— TASK STATEMENT —
In the records below, find the line that contains "Recreate this image" and the line that contains "(a2) at (355,189);"; write out exactly those two lines and everything between them, without the pictures.

— RECORDS TO PROCESS —
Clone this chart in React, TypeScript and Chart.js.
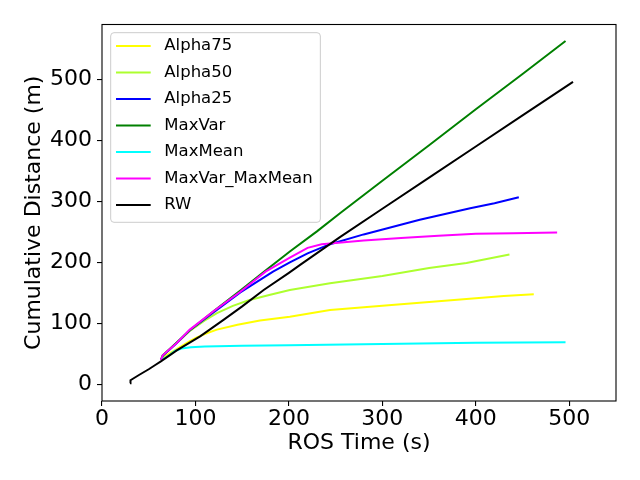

* * *

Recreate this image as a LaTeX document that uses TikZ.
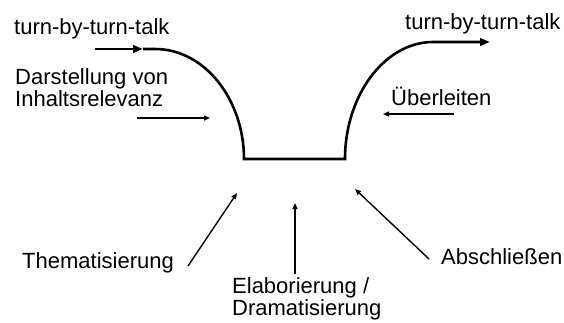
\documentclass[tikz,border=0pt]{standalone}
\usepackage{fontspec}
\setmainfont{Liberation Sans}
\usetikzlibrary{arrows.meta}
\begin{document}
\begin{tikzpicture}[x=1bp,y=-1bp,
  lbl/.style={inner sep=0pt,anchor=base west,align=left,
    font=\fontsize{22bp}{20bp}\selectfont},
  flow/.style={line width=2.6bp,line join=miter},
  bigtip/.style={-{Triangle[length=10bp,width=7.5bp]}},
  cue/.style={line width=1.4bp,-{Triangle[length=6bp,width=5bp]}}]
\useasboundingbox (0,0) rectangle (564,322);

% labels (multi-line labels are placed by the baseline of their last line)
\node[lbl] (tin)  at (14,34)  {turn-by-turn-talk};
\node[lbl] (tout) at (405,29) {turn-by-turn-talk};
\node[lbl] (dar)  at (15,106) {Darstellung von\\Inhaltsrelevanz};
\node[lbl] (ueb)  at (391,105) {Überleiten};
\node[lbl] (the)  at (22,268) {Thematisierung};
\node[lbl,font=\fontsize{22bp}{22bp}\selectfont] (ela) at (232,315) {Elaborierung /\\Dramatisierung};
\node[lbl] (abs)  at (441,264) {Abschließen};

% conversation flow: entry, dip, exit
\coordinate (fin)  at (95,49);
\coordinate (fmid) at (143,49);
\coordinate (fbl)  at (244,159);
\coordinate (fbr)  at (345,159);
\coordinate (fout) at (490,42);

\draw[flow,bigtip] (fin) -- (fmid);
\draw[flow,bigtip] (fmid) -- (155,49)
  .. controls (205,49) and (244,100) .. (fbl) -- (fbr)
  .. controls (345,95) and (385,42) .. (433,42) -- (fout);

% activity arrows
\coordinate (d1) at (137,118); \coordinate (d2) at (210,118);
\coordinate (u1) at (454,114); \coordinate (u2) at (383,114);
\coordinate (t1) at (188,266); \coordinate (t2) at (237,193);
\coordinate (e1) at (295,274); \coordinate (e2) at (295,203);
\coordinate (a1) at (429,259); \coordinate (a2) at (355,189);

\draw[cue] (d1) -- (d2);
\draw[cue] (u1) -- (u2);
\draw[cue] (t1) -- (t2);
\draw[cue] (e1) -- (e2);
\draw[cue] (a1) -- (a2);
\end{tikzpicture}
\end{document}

* * *

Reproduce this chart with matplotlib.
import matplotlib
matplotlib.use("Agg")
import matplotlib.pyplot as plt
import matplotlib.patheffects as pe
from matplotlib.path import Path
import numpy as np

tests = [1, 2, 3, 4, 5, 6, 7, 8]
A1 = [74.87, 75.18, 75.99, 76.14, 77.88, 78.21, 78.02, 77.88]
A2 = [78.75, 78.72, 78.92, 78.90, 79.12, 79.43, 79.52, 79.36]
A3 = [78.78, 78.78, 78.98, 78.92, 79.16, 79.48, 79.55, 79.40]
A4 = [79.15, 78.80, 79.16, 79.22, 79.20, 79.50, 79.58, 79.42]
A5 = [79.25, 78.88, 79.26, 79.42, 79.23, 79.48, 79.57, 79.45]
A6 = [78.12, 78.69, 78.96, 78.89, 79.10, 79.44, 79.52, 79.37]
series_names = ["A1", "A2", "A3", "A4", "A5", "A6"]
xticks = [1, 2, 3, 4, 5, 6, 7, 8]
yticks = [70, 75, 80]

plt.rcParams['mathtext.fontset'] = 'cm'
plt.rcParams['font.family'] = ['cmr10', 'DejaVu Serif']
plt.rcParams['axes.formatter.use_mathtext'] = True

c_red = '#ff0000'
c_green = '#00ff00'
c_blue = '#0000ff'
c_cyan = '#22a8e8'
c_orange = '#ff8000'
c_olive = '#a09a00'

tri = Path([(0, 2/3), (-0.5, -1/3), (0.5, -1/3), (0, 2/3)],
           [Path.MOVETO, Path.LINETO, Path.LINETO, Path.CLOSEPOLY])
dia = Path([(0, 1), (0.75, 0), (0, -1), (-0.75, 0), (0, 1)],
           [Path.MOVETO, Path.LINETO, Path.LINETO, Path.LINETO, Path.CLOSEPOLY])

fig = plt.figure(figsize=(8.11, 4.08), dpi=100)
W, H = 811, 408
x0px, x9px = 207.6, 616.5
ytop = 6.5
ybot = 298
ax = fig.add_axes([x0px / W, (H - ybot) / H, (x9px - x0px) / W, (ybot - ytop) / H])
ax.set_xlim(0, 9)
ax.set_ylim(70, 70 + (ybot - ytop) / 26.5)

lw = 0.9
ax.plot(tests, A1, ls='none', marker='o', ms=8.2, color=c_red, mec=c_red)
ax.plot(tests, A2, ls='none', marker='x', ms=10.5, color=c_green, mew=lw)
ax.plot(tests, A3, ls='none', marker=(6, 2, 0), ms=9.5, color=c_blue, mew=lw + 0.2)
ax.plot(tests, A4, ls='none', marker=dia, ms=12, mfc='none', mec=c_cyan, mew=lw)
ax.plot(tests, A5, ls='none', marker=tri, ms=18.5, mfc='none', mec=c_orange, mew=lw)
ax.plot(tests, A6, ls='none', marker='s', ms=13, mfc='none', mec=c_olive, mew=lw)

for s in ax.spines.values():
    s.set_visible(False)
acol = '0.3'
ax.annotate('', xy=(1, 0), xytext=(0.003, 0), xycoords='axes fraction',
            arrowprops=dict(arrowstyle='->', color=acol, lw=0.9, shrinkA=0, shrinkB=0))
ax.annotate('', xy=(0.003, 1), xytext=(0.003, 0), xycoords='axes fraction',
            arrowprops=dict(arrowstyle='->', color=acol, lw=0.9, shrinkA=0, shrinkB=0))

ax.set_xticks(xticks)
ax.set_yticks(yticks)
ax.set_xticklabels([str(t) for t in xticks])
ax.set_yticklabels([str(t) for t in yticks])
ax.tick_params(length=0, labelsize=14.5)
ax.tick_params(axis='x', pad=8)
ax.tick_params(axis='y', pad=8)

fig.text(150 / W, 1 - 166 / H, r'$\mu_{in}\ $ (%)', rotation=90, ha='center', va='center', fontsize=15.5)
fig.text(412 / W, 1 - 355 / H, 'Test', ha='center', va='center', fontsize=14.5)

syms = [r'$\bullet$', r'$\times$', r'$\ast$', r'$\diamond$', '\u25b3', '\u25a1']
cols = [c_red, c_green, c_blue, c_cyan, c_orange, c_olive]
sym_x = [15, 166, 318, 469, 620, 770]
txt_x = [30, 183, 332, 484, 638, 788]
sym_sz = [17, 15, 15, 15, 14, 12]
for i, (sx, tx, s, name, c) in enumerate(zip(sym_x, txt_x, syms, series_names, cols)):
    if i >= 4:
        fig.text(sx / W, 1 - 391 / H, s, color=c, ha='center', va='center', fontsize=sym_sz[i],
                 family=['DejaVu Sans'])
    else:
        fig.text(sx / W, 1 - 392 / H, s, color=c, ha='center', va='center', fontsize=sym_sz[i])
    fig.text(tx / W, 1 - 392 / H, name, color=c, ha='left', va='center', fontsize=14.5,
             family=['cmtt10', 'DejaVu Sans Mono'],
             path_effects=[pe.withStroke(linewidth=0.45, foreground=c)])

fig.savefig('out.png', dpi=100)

— CORRECT RESULT —
Recreate this image as a LaTeX document that uses TikZ.
\documentclass[tikz,border=0pt]{standalone}
\usepackage{fontspec}
\setmainfont{Liberation Sans}
\usetikzlibrary{arrows.meta}
\begin{document}
\begin{tikzpicture}[x=1bp,y=-1bp,
  lbl/.style={inner sep=0pt,anchor=base west,align=left,
    font=\fontsize{22bp}{20bp}\selectfont},
  flow/.style={line width=2.6bp,line join=miter},
  bigtip/.style={-{Triangle[length=10bp,width=7.5bp]}},
  cue/.style={line width=1.4bp,-{Triangle[length=6bp,width=5bp]}}]
\useasboundingbox (0,0) rectangle (564,322);

% labels (multi-line labels are placed by the baseline of their last line)
\node[lbl] (tin)  at (14,34)  {turn-by-turn-talk};
\node[lbl] (tout) at (405,29) {turn-by-turn-talk};
\node[lbl] (dar)  at (15,106) {Darstellung von\\Inhaltsrelevanz};
\node[lbl] (ueb)  at (391,105) {Überleiten};
\node[lbl] (the)  at (22,268) {Thematisierung};
\node[lbl,font=\fontsize{22bp}{22bp}\selectfont] (ela) at (232,315) {Elaborierung /\\Dramatisierung};
\node[lbl] (abs)  at (441,264) {Abschließen};

% conversation flow: entry, dip, exit
\coordinate (fin)  at (95,49);
\coordinate (fmid) at (143,49);
\coordinate (fbl)  at (244,159);
\coordinate (fbr)  at (345,159);
\coordinate (fout) at (490,42);

\draw[flow,bigtip] (fin) -- (fmid);
\draw[flow,bigtip] (fmid) -- (155,49)
  .. controls (205,49) and (244,100) .. (fbl) -- (fbr)
  .. controls (345,95) and (385,42) .. (433,42) -- (fout);

% activity arrows
\coordinate (d1) at (137,118); \coordinate (d2) at (210,118);
\coordinate (u1) at (454,114); \coordinate (u2) at (383,114);
\coordinate (t1) at (188,266); \coordinate (t2) at (237,193);
\coordinate (e1) at (295,274); \coordinate (e2) at (295,203);
\coordinate (a1) at (429,259); \coordinate (a2) at (355,189);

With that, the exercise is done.